After filing the bankruptcy petition, the debtor must attend an initial meeting with the U.S. Trustee to obtain preliminary information and ensure the debtor understands all responsibilities. Thirty to 45 days after the filing of the petition, the bankruptcy court will hold a public hearing with the debtor and its creditors, during which the creditors may question the debtor about the petition details.
The debtor has an exclusive period lasting between 120 and 180 days in which it is the only party entitled to propose a reorganization plan to the bankruptcy court. The reorganization plan will specify how the debtor plans to reorganize operations to become profitable and how the debtor proposes to treat its creditors. If a reorganization plan is not proposed and accepted during the debtor’s exclusive period, any party with an interest in the proceeding may propose a plan.

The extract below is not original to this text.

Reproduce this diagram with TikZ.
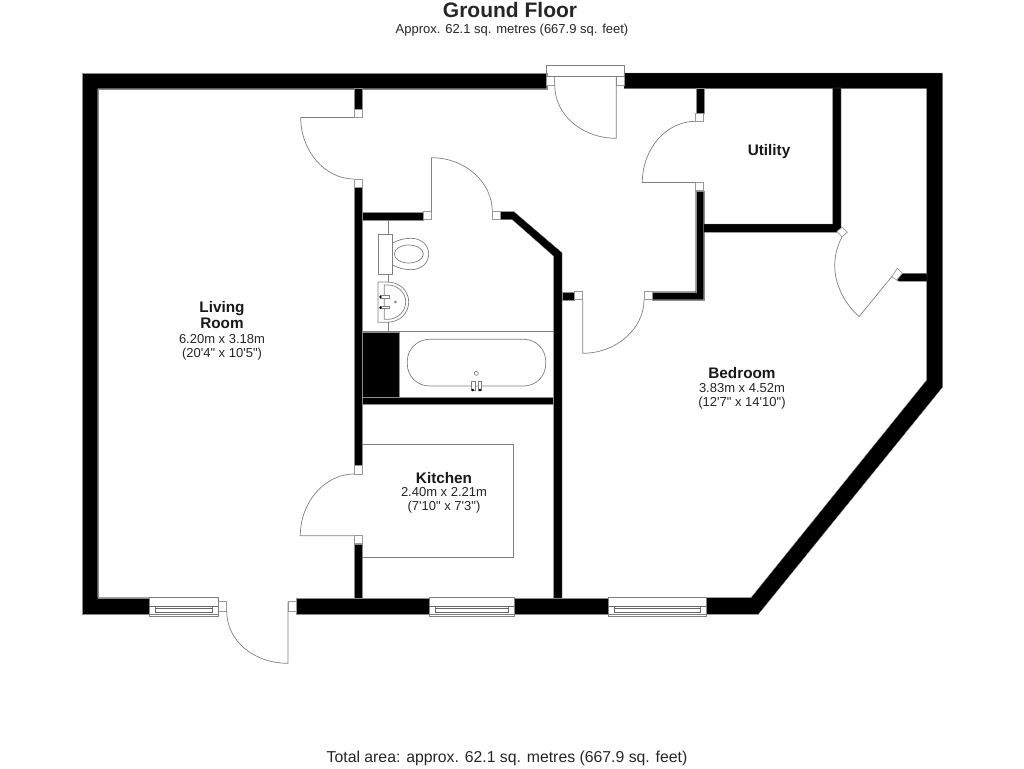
\documentclass[tikz,border=0pt]{standalone}
\usepackage{fontspec}
\setmainfont{Liberation Sans}[Ligatures=TeXOff]
\usepackage{tikz}

\begin{document}
\begin{tikzpicture}[x=1pt, y=-1pt]
\tikzset{wallpart/.style={fill=black, draw=black!45, line width=0.3pt}}
\tikzset{fitting/.style={draw=black!50, line width=0.7pt}}
\tikzset{thinpart/.style={draw=black!60, line width=0.5pt}}
\tikzset{jamb/.style={draw=black!40, fill=white, line width=0.7pt}}
\tikzset{tapdot/.style={fill=black, draw=none}}
\tikzset{floortitle/.style={font=\fontsize{21}{23}\selectfont\bfseries, text=black!85}}
\tikzset{roomname/.style={font=\fontsize{15.3}{16}\selectfont\bfseries, text=black!90, align=center}}
\tikzset{roomsize/.style={font=\fontsize{13}{13.5}\selectfont, text=black!85, align=center}}
\useasboundingbox (0, 0) rectangle (1024, 768);
\fill[white] (0, 0) rectangle (1024, 768);

\node[floortitle] (title) at (510, 9.5) {Ground Floor};
\node[roomsize] (approx) at (512, 30.5) {Approx. 62.1 sq. metres (667.9 sq. feet)};
\node[roomsize, font=\fontsize{15.8}{17}\selectfont] (total) at (507, 758) {Total area: approx. 62.1 sq. metres (667.9 sq. feet)};

\draw[wallpart] (546.7, 73) -- (82, 73) -- (82, 614.3) -- (149.3, 614.3) -- (149.3, 597.7) -- (97.7, 597.7) -- (97.7, 88.7) -- (546.7, 88.7) -- cycle;
\draw[wallpart] (624, 73) -- (942.7, 73) -- (942.7, 387) -- (758.3, 614.3) -- (706.3, 614.3) -- (706.3, 597.7) -- (751, 597.7) -- (926.7, 380) -- (926.7, 88.7) -- (624, 88.7) -- cycle;
\draw[wallpart] (296, 597.7) rectangle (428.7, 614.3);
\draw[wallpart] (514, 597.7) rectangle (607.7, 614.3);
\draw[wallpart] (354, 88) rectangle (362, 109.3);
\draw[wallpart] (354, 187) rectangle (362, 465.7);
\draw[wallpart] (354, 543.7) rectangle (362, 598);
\draw[wallpart] (362, 211.7) rectangle (423.3, 219.7);
\draw[wallpart] (500.7, 211.7) -- (514, 211.7) -- (562, 252.7) -- (562, 598) -- (553.5, 598) -- (553.5, 256) -- (512.3, 219.7) -- (500.7, 219.7) -- cycle;
\draw[wallpart] (562, 291.7) rectangle (574.3, 299.7);
\draw[wallpart] (652, 291.7) -- (695.7, 291.7) -- (695.7, 190.7) -- (703.7, 190.7) -- (703.7, 299.7) -- (652, 299.7) -- cycle;
\draw[wallpart] (695.7, 88) rectangle (703.7, 113.3);
\draw[wallpart] (703.7, 224) -- (832.7, 224) -- (832.7, 88) -- (841, 88) -- (841, 229) -- (837, 232.3) -- (703.7, 232.3) -- cycle;
\draw[wallpart] (902.3, 273.3) -- (927, 273.3) -- (927, 281.3) -- (899, 281.3) -- (896.7, 280) -- cycle;
\draw[wallpart] (362, 331.7) rectangle (399.3, 396.7);
\draw[wallpart] (362, 396.7) rectangle (553.5, 404.3);

\draw[jamb] (354, 109.3) rectangle (362, 117.5);
\draw[jamb] (354, 179) rectangle (362, 187);
\draw[jamb] (354, 465.7) rectangle (362, 474);
\draw[jamb] (354, 535.7) rectangle (362, 543.7);
\draw[jamb] (423.3, 211.7) rectangle (431.5, 219.7);
\draw[jamb] (492.3, 211.7) rectangle (500.7, 219.7);
\draw[jamb] (574.3, 291.7) rectangle (582.7, 299.7);
\draw[jamb] (644, 291.7) rectangle (652, 299.7);
\draw[jamb] (695.7, 113.3) rectangle (703.7, 121.3);
\draw[jamb] (695.7, 182.5) rectangle (703.7, 190.7);
\draw[jamb] (546.7, 76.3) rectangle (554.7, 85);
\draw[jamb] (616.3, 76.3) rectangle (624, 85);
\draw[jamb] (218.3, 601.7) rectangle (226.7, 611);
\draw[jamb] (288, 601.7) rectangle (296, 611);
\draw[jamb] (837, 231.3) -- (842.3, 227.3) -- (847.3, 232.3) -- (842, 237) -- cycle;
\draw[jamb] (891.7, 276.7) -- (897.3, 268.3) -- (902.3, 273.3) -- (896.7, 280) -- cycle;

\draw[fitting] (354, 117.5) -- (300.7, 117.5) .. controls (300.7, 151) and (325, 179) .. (354, 179);
\draw[fitting] (354, 474) .. controls (325, 474) and (300.3, 502) .. (300.3, 535.7) -- (354, 535.7);
\draw[fitting] (431.5, 211.7) -- (431.5, 157.7) .. controls (465, 157.7) and (492.3, 182) .. (492.3, 211.7);
\draw[fitting] (582.7, 299.7) -- (582.7, 353.3) .. controls (616, 353.3) and (644, 329) .. (644, 299.7);
\draw[fitting] (695.7, 121.3) .. controls (666, 121.3) and (642.3, 149) .. (642.3, 182.5) -- (695.7, 182.5);
\draw[fitting] (616.3, 76.3) -- (616.3, 138.3) .. controls (582, 138.3) and (554.7, 115) .. (554.7, 85);
\draw[fitting] (288, 601.7) -- (288, 663.3) .. controls (254, 663.3) and (226.7, 641) .. (226.7, 611);
\draw[fitting] (841.7, 237.3) .. controls (829, 262) and (833, 292) .. (859, 316.7) -- (891.7, 276.7);

\draw[fitting] (546.7, 65.7) rectangle (624, 76.3);
\foreach \xa/\xb in {149.3/218.3, 429/514, 608/706.3} {
  \draw[fitting] (\xa, 597.7) rectangle (\xb, 616.5);
  \draw[thinpart] (\xa, 606) -- (\xb, 606);
  \draw[fitting] (\xa, 614.3) -- (\xb, 614.3);
  \draw[thinpart] ({\xa+6}, 606) rectangle ({\xb-6}, 612.7);
  \draw[thinpart] ({\xa+6}, 608.3) -- ({\xb-6}, 608.3);
}

\draw[fitting] (388.3, 219.7) -- (388.3, 234);
\draw[fitting] (378, 234) rectangle (392.7, 274);
\draw[fitting] (392.7, 243) .. controls (398, 240) and (404, 238.3) .. (411, 238.3) .. controls (421, 238.3) and (428.7, 245) .. (428.7, 254) .. controls (428.7, 263) and (421, 269.7) .. (411, 269.7) .. controls (404, 269.7) and (398, 268) .. (392.7, 265);
\draw[fitting] (408.8, 254) ellipse [x radius=14.5, y radius=9];
\draw[fitting] (388.3, 274) -- (388.3, 282);
\draw[fitting] (388.3, 322.3) -- (388.3, 331.7);
\draw[fitting] (378, 282) -- (387, 282) .. controls (400, 282) and (408.7, 291) .. (408.7, 302) .. controls (408.7, 313) and (400, 322.3) .. (387, 322.3) -- (378, 322.3) -- cycle;
\draw[fitting] (384.3, 319.3) -- (384.3, 285) -- (388, 285) .. controls (398, 285) and (405.7, 293) .. (405.7, 302) .. controls (405.7, 311) and (398, 319.3) .. (388, 319.3) -- cycle;
\draw[fitting, fill=white] (380, 295.7) rectangle (389, 298.3);
\draw[fitting, fill=white] (380, 306) rectangle (389, 308.8);
\fill[tapdot] (380.5, 297) circle (1.4);
\fill[tapdot] (380.5, 307.7) circle (1.4);
\draw[fitting] (395.3, 302) circle (1);

\draw[fitting, line width=1pt] (362, 331.7) -- (553.5, 331.7);
\draw[fitting, rounded corners=22] (407.3, 339.3) rectangle (545.7, 386);
\draw[fitting] (476.3, 373.3) circle (2);
\draw[fitting, fill=white] (471.3, 381.7) rectangle (475, 390);
\draw[fitting, fill=white] (478.3, 381.7) rectangle (481.7, 390);
\fill[tapdot] (472.8, 390) circle (1.4);
\fill[tapdot] (480, 390) circle (1.4);

\draw[fitting] (362, 444.7) -- (513.7, 444.7) -- (513.7, 557) -- (362, 557);

\node[roomname] (livingname) at (222, 315.5) {Living\\Room};
\node[roomsize] (livingsize) at (222, 347.5) {6.20m x 3.18m\\(20'4" x 10'5")};
\node[roomname] (kitchenname) at (444, 478) {Kitchen};
\node[roomsize] (kitchensize) at (444, 500.5) {2.40m x 2.21m\\(7'10" x 7'3")};
\node[roomname] (bedroomname) at (742, 373.5) {Bedroom};
\node[roomsize] (bedroomsize) at (742, 396.5) {3.83m x 4.52m\\(12'7" x 14'10")};
\node[roomname] (utilityname) at (769, 151.5) {Utility};
\end{tikzpicture}
\end{document}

After a reorganization plan is proposed, the creditors must vote on it. If less than all creditors approve, the debtor can ask the bankruptcy court to confirm the plan over the objections of creditors, a process called cramdown. Otherwise, the bankruptcy court will not confirm a reorganization plan without approval from all creditors.
Once a plan is approved, a debtor begins making payments to creditors according to the reorganization plan. The Chapter 11 bankruptcy process typically ends once a debtor makes all payments to the class of unsecured creditors as required under the plan. At that point, a debtor can ask the court to discharge the remainder of the unsecured debts, which will prevent unsecured creditors from any further collection attempts.
Benefits of Chapter 11
Chapter 11 is a part of the U.S. Bankruptcy Code that governs a form of bankruptcy available to businesses. Although some people may associate Chapter 11 bankruptcy with large corporations, small or family-run businesses file most Chapter 11 cases.
Chapter 11 bankruptcy can provide a small-business debtors with certain benefits, including:
- Avoidance of a creditors’ committee – The bankruptcy court can decline to order the appointment of a creditors’ committee. If so, a business can avoid the expense of lawyers and other professionals appointed by a creditors’ committee on the debtor’s dime.
- Special reporting requirements – Small businesses seeking Chapter 11 bankruptcy can attach their most recent balance sheet, statement of operations, cash flow statement, and federal tax return to their bankruptcy petition.
- Longer exclusivity period for the plan proposal – Although small businesses have 300 days to propose a reorganization plan (unlike standard Chapter 11 cases that impose no time limit), small businesses receive a longer exclusivity period in which only they, and not their creditors, can propose a reorganization plan to the court.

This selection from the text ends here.